__Material provided__
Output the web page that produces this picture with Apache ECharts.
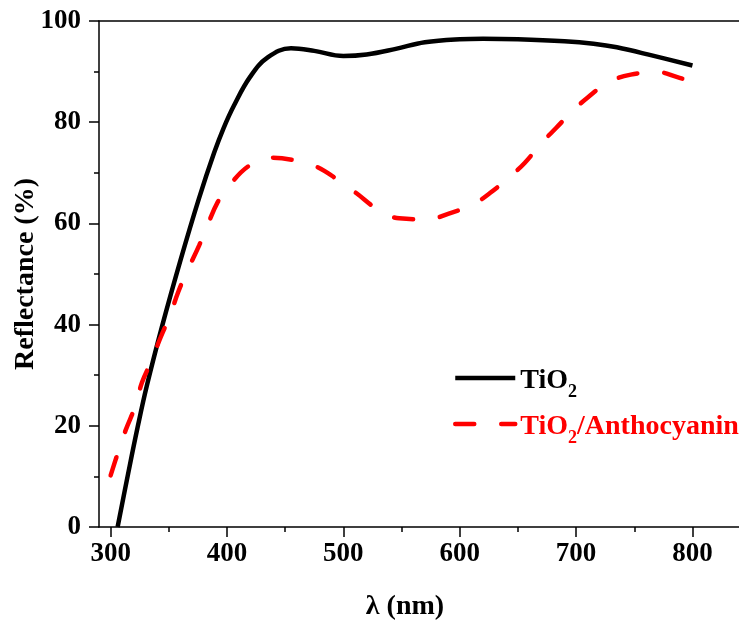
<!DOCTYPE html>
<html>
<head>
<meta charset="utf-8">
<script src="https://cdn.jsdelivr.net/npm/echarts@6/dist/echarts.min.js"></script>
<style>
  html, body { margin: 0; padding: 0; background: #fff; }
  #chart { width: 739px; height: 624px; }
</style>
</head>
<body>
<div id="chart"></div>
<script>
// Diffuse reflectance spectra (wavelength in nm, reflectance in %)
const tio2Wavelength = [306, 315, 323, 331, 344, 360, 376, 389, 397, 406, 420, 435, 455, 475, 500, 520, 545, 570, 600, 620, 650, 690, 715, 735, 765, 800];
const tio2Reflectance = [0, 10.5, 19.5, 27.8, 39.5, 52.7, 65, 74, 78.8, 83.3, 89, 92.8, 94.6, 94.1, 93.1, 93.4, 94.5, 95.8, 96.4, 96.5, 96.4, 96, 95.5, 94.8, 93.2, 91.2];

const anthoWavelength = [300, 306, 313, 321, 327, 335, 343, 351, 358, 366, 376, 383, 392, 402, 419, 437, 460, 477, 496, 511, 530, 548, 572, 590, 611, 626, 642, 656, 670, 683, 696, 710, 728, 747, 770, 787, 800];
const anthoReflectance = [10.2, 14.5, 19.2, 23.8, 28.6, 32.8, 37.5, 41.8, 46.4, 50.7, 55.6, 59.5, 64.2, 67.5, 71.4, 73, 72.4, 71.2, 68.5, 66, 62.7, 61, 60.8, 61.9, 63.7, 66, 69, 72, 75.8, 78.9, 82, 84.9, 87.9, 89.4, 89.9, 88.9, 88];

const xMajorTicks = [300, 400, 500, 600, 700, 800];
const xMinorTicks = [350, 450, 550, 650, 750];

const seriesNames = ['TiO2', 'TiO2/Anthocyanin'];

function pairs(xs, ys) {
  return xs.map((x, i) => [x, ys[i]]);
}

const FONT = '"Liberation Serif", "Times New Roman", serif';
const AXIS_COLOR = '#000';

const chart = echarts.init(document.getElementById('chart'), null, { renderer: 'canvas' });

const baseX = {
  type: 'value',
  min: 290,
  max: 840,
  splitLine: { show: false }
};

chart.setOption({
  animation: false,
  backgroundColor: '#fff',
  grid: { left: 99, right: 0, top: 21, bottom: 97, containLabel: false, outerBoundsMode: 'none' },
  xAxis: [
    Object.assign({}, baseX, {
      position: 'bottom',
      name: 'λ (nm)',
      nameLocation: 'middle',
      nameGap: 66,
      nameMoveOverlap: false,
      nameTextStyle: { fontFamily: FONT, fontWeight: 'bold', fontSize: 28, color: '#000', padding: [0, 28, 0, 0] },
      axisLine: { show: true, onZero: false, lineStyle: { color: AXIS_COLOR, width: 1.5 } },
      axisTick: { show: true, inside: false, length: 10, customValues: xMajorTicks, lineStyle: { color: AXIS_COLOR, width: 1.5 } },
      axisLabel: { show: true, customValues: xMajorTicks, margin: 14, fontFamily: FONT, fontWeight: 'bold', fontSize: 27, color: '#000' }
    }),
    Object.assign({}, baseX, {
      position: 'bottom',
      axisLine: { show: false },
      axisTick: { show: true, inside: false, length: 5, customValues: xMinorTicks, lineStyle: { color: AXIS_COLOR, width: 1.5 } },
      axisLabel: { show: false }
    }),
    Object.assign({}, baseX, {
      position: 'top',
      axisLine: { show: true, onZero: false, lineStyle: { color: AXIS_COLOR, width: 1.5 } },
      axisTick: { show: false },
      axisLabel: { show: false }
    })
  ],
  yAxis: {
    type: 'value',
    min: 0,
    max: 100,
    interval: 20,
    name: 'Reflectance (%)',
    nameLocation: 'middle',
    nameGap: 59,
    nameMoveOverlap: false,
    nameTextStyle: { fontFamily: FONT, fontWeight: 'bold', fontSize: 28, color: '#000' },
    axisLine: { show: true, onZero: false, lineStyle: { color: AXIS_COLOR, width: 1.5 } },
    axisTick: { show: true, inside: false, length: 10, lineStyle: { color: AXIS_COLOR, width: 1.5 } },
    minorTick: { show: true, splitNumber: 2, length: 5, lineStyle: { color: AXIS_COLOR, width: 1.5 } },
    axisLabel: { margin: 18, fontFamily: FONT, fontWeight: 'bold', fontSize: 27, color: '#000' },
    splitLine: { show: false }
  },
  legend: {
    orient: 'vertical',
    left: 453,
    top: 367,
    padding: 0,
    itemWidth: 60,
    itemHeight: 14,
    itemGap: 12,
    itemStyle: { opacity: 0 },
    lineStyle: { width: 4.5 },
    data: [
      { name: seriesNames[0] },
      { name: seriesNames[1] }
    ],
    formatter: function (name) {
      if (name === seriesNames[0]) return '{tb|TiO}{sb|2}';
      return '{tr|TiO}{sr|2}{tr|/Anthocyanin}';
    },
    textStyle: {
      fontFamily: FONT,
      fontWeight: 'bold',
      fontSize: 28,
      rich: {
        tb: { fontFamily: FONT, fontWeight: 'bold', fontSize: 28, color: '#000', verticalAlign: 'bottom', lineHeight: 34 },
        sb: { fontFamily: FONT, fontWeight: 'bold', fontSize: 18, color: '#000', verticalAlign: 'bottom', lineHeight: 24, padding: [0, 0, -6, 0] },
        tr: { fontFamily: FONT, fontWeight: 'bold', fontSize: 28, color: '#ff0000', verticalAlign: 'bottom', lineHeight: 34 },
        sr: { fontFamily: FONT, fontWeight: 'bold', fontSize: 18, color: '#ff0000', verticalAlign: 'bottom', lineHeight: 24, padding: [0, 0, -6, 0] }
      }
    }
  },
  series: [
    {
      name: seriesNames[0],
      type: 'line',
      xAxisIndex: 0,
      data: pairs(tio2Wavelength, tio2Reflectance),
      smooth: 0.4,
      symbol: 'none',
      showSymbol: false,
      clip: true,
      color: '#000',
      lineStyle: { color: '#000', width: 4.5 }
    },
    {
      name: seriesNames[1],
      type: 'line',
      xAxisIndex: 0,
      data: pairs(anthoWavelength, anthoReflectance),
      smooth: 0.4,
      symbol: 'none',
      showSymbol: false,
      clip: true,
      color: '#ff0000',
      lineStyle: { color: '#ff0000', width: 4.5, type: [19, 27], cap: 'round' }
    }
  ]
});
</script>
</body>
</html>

__Instructions to follow__
Set the lines above down again, word for word, from the first through the one containing "94.8, 93.2, 91.2];"; pictures excluded.

__Solved problem__
Output the web page that produces this picture with Apache ECharts.
<!DOCTYPE html>
<html>
<head>
<meta charset="utf-8">
<script src="https://cdn.jsdelivr.net/npm/echarts@6/dist/echarts.min.js"></script>
<style>
  html, body { margin: 0; padding: 0; background: #fff; }
  #chart { width: 739px; height: 624px; }
</style>
</head>
<body>
<div id="chart"></div>
<script>
// Diffuse reflectance spectra (wavelength in nm, reflectance in %)
const tio2Wavelength = [306, 315, 323, 331, 344, 360, 376, 389, 397, 406, 420, 435, 455, 475, 500, 520, 545, 570, 600, 620, 650, 690, 715, 735, 765, 800];
const tio2Reflectance = [0, 10.5, 19.5, 27.8, 39.5, 52.7, 65, 74, 78.8, 83.3, 89, 92.8, 94.6, 94.1, 93.1, 93.4, 94.5, 95.8, 96.4, 96.5, 96.4, 96, 95.5, 94.8, 93.2, 91.2];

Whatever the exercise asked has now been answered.